DATA LINES –
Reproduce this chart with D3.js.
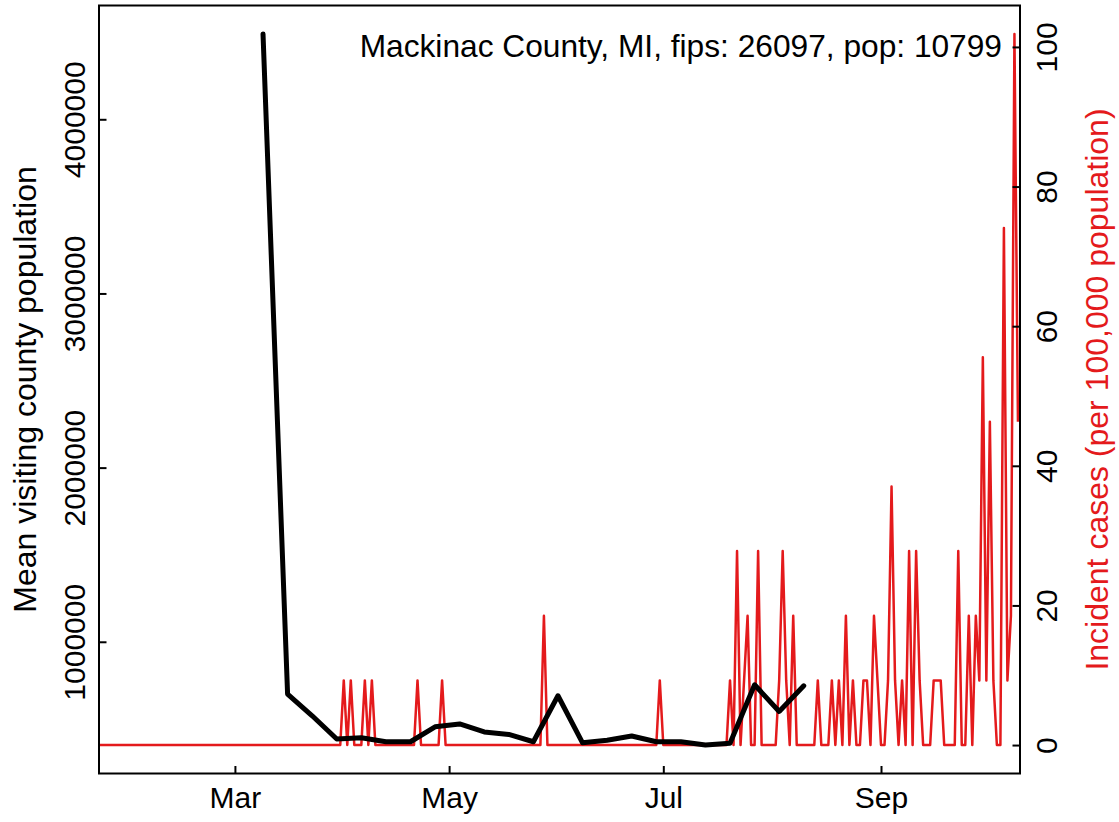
<!DOCTYPE html>
<html>
<head>
<meta charset="utf-8">
<script src="https://cdn.jsdelivr.net/npm/d3@7"></script>
<style>
  html, body { margin: 0; padding: 0; background: #fff; }
  svg { display: block; }
  text { font-family: "Liberation Sans", Arial, Helvetica, sans-serif; }
</style>
</head>
<body>
<svg id="chart" width="1119" height="822"></svg>
<script>
// ---------------- DATA ----------------
const titleText = "Mackinac County, MI, fips: 26097, pop: 10799";
const countyPopulation = 10799;

// Weekly mean visiting county population (black line)
const mobilityDates = ["2020-03-09","2020-03-16","2020-03-23","2020-03-30","2020-04-06","2020-04-13",
  "2020-04-20","2020-04-27","2020-05-04","2020-05-11","2020-05-18","2020-05-25","2020-06-01",
  "2020-06-08","2020-06-15","2020-06-22","2020-06-29","2020-07-06","2020-07-13","2020-07-20",
  "2020-07-27","2020-08-03","2020-08-10"];
const mobilityValues = [4490000, 700000, 575000, 442000, 449000, 426000,
  426000, 512000, 528000, 482000, 468000, 426000, 690000,
  420000, 435000, 459000, 426000, 426000, 407000, 417000,
  753000, 600000, 747000];

// Daily new cases (red line), first day 2020-01-22
const casesStartDate = "2020-01-22";
const casesJan = [0,0,0,0,0,0,0,0,0,0];
const casesFeb = [0,0,0,0,0,0,0,0,0,0, 0,0,0,0,0,0,0,0,0,0, 0,0,0,0,0,0,0,0,0];
const casesMar = [0,0,0,0,0,0,0,0,0,0, 0,0,0,0,0,0,0,0,0,0, 0,0,0,0,0,0,0,0,0,0, 0];
const casesApr = [1,0,1,0,0,0,1,0,1,0, 0,0,0,0,0,0,0,0,0,0, 0,1,0,0,0,0,0,0,1,0];
const casesMay = [0,0,0,0,0,0,0,0,0,0, 0,0,0,0,0,0,0,0,0,0, 0,0,0,0,0,0,0,2,0,0, 0];
const casesJun = [0,0,0,0,0,0,0,0,0,0, 0,0,0,0,0,0,0,0,0,0, 0,0,0,0,0,0,0,0,0,1];
const casesJul = [0,0,0,0,0,0,0,0,0,0, 0,0,0,0,0,0,0,0,0,1, 0,3,0,1,2,0,0,3,0,0, 0];
const casesAug = [0,0,1,3,1,0,2,0,0,0, 0,0,0,1,0,0,0,1,0,1, 0,2,0,1,0,0,1,1,0,2, 1];
const casesSep = [0,0,1,4,1,0,1,0,3,0, 3,1,0,0,0,1,1,1,0,0, 0,0,3,0,0,2,0,2,1,6];
const casesOct = [1,5,1,0,0,8,1,2,11,5];

const leftTicks = [1000000, 2000000, 3000000, 4000000];
const rightTicks = [0, 20, 40, 60, 80, 100];
const monthTicks = ["2020-03-01","2020-05-01","2020-07-01","2020-09-01"];
const xDomain = ["2020-01-22T07:00:00Z", "2020-10-10T14:00:00Z"];

const leftLabel = "Mean visiting county population";
const rightLabel = "Incident cases (per 100,000 population)";

// ---------------- LAYOUT ----------------
const plot = { left: 99, right: 1020, top: 5.5, bottom: 773.5 };
const RED = "#E41A1C";
const TICK_FONT = 30;
const LABEL_FONT = 32;
const TITLE_FONT = 31.7;

const parse = d3.utcParse("%Y-%m-%d");
const svg = d3.select("#chart");

const x = d3.scaleUtc()
  .domain(xDomain.map(d => new Date(d)))
  .range([plot.left, plot.right]);

function padded(ext) {
  const r = ext[1] - ext[0];
  return [ext[0] - 0.04 * r, ext[1] + 0.04 * r];
}

const mobility = mobilityDates.map((d, i) => ({ date: parse(d), value: mobilityValues[i] }));
const yLeft = d3.scaleLinear()
  .domain(padded(d3.extent(mobilityValues)))
  .range([plot.bottom, plot.top]);

const allCases = [].concat(casesJan, casesFeb, casesMar, casesApr, casesMay, casesJun,
                           casesJul, casesAug, casesSep, casesOct);
const start = parse(casesStartDate);
const incidence = allCases.map((c, i) => ({
  date: d3.utcDay.offset(start, i),
  value: c / countyPopulation * 100000
}));
const yRight = d3.scaleLinear()
  .domain(padded([0, d3.max(incidence, d => d.value)]))
  .range([plot.bottom, plot.top]);

// clip
svg.append("defs").append("clipPath").attr("id", "plotclip")
  .append("rect")
  .attr("x", plot.left).attr("y", plot.top)
  .attr("width", plot.right - plot.left).attr("height", plot.bottom - plot.top);

const gLines = svg.append("g").attr("clip-path", "url(#plotclip)");

gLines.append("path")
  .datum(incidence)
  .attr("fill", "none")
  .attr("stroke", RED)
  .attr("stroke-width", 2.5)
  .attr("stroke-linejoin", "round")
  .attr("d", d3.line().x(d => x(d.date)).y(d => yRight(d.value)));

gLines.append("path")
  .datum(mobility)
  .attr("fill", "none")
  .attr("stroke", "#000")
  .attr("stroke-width", 5)
  .attr("stroke-linejoin", "round")
  .attr("stroke-linecap", "round")
  .attr("d", d3.line().x(d => x(d.date)).y(d => yLeft(d.value)));

// axes
const tickLen = 7.5;

const xAxis = d3.axisBottom(x)
  .tickValues(monthTicks.map(parse))
  .tickFormat(d3.utcFormat("%b"))
  .tickSizeInner(-tickLen).tickSizeOuter(0);
const gx = svg.append("g").attr("transform", `translate(0,${plot.bottom})`).call(xAxis);
gx.select(".domain").remove();
gx.selectAll(".tick line").attr("stroke", "#000").attr("stroke-width", 2);
gx.selectAll(".tick text")
  .attr("y", 34.5).attr("dy", null)
  .attr("fill", "#000")
  .style("font-size", TICK_FONT + "px");

const yAxisL = d3.axisLeft(yLeft)
  .tickValues(leftTicks)
  .tickFormat(d3.format("d"))
  .tickSizeInner(-tickLen).tickSizeOuter(0);
const gyl = svg.append("g").attr("transform", `translate(${plot.left},0)`).call(yAxisL);
gyl.select(".domain").remove();
gyl.selectAll(".tick line").attr("stroke", "#000").attr("stroke-width", 2);
gyl.selectAll(".tick text")
  .attr("x", null).attr("dy", null)
  .attr("text-anchor", "middle")
  .attr("transform", "translate(-14.5,0) rotate(-90)")
  .attr("fill", "#000")
  .style("font-size", TICK_FONT + "px");

const yAxisR = d3.axisRight(yRight)
  .tickValues(rightTicks)
  .tickFormat(d3.format("d"))
  .tickSizeInner(-tickLen).tickSizeOuter(0);
const gyr = svg.append("g").attr("transform", `translate(${plot.right},0)`).call(yAxisR);
gyr.select(".domain").remove();
gyr.selectAll(".tick line").attr("stroke", "#000").attr("stroke-width", 2);
gyr.selectAll(".tick text")
  .attr("x", null).attr("dy", null)
  .attr("text-anchor", "middle")
  .attr("transform", "translate(36.5,0) rotate(-90)")
  .attr("fill", "#000")
  .style("font-size", TICK_FONT + "px");

// box
svg.append("rect")
  .attr("x", plot.left).attr("y", plot.top)
  .attr("width", plot.right - plot.left).attr("height", plot.bottom - plot.top)
  .attr("fill", "none").attr("stroke", "#000").attr("stroke-width", 2);

// axis titles
const midY = (plot.top + plot.bottom) / 2;
svg.append("text")
  .attr("transform", `translate(35.5,${midY}) rotate(-90)`)
  .attr("text-anchor", "middle")
  .style("font-size", LABEL_FONT + "px")
  .attr("fill", "#000")
  .text(leftLabel);

svg.append("text")
  .attr("transform", `translate(1107.5,${midY}) rotate(-90)`)
  .attr("text-anchor", "middle")
  .style("font-size", LABEL_FONT + "px")
  .attr("fill", RED)
  .text(rightLabel);

// title (top-right, inside plot)
svg.append("text")
  .attr("x", 1002).attr("y", 57)
  .attr("text-anchor", "end")
  .style("font-size", TITLE_FONT + "px")
  .attr("fill", "#000")
  .text(titleText);
</script>
</body>
</html>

WRITTEN PROBLEM –
Tally the lines in the listing that hold "chart" and report the number alone.

SOLUTION –
3